Go back just over 100 years, however, and revealing your personality to the world was a very different matter. Though tattoos and intimate piercings were had by people at all levels of society – even King Edward’s son, George V, was said to have had a tattoo during his time in the Royal Navy – the slightly more conservative Edwardians turned to something very different: bookplates.
The small decorative labels used to denote book ownership which date back to the 1500s, became hugely popular across the Western world at start of the 1900s, fading into obscurity just before World War I. But they offer a fascinating insight into the people who used them.

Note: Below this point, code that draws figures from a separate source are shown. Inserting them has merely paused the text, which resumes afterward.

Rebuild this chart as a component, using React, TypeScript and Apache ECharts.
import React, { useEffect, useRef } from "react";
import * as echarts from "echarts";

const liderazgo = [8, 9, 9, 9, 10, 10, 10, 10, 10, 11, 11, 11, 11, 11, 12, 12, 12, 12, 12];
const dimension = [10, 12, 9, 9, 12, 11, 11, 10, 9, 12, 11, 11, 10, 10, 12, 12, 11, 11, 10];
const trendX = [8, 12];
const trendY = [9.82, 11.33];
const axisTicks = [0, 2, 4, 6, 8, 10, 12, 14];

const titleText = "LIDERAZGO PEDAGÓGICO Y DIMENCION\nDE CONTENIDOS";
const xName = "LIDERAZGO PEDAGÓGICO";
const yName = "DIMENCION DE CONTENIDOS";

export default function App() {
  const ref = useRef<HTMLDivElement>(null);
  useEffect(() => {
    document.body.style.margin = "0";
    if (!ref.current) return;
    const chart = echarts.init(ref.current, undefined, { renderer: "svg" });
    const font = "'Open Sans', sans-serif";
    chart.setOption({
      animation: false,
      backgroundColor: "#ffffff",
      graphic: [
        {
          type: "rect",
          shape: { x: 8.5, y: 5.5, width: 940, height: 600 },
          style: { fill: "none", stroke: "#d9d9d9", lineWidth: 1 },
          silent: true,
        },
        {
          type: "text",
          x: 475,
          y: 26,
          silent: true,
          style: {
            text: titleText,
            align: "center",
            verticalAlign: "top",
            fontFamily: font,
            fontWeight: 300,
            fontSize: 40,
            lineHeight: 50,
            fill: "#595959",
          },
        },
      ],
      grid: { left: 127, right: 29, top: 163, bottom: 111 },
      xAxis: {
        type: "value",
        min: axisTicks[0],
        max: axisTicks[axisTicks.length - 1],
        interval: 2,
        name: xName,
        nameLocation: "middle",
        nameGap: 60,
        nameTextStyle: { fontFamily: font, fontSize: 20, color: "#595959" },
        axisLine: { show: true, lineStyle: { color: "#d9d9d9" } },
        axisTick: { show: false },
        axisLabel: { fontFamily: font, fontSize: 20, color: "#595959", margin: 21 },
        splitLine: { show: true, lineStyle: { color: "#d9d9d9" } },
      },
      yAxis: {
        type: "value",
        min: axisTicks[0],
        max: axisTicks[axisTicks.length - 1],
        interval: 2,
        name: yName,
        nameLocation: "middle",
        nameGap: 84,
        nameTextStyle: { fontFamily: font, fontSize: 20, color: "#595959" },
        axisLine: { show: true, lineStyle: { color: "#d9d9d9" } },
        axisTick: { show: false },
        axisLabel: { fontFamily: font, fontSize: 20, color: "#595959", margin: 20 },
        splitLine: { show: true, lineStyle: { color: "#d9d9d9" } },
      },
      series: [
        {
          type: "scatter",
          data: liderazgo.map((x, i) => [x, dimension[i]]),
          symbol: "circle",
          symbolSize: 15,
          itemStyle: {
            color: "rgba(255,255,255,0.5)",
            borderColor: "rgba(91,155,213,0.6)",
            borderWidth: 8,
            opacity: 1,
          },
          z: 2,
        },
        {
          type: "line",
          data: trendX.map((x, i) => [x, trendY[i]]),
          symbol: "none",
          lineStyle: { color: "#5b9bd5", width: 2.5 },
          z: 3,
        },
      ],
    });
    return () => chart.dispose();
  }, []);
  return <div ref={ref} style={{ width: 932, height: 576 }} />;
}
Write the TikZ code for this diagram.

The early 20th Century saw a boom in book publishing: literacy levels were on the rise as were family incomes. Numerous public libraries were also established, along with Workers’ Educational Associations and book clubs. The stories published ranged widely in subject matter: this was the era of PG Wodehouse, HG Wells, JM Barrie, Saki and Rudyard Kipling.

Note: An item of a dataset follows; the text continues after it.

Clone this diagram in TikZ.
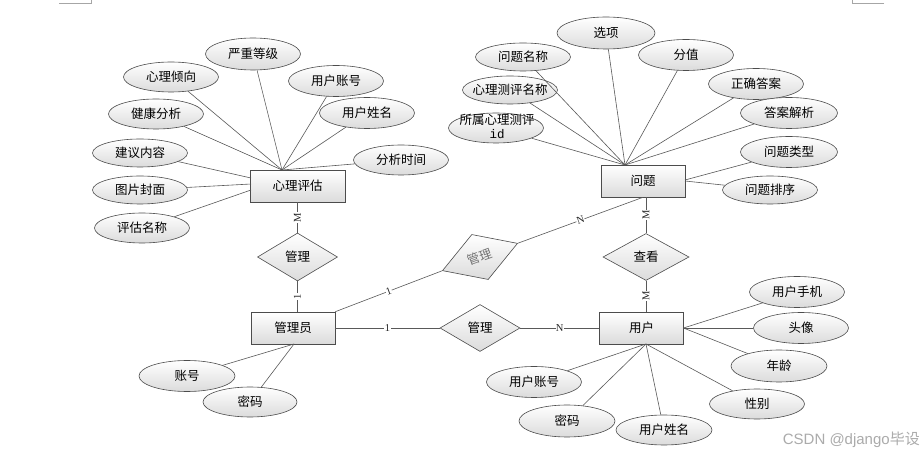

In their time, bookplates were the physical embodiment of their owners, featuring bold, lavish and striking designs. They were seen as a decorative expression of a person’s tastes, temperaments and dispositions.
Edwardian readers were expected to share books from their own library with others, and so very special attention was paid to the plate design, to indicate the type of person that the owner was. While the wealthy were able to afford privately commissioned plates by famous artists, the average Edwardian depended on stationers or booksellers for mass-produced plates, or something from a pattern book. For the bibliophile, choosing a bookplate was a delicate process and the purchase commanded quite a price, varying from £2 to £50 – roughly £220-£5,500 today.
Personalised plates
Like the tattoo trends of the 21st Century, bookplates followed style trends, too. The more conscious would choose a socially acceptable design, aware that they may be judged by family and friends. But there was plenty of room for rebellion.
The bookplate of Sir John Forrest, explorer. Wikimedia
Each illustration or image used in the bookplate was tied to a particular aspect of the owner’s identity. Popular designs related to social class involved coats of arms, for example, or library interior scenes that showed a replica of the owner’s own reading room. Other common identity markers involved maps of the owner’s birthplace, pictures of the family house, and symbols representing the family surname. Biblical landscapes or local churches were also used to reflect religious beliefs, while images of the owner’s occupation or hobbies were other favoured choices.
However, knowing that the book would enter into the hands of other people, owners often used bookplates to portray themselves as funny and likeable, featuring a caricature of themselves or some other funny sketch. Like the more quirky tattoos of today, their reception would have undoubtedly been subjective.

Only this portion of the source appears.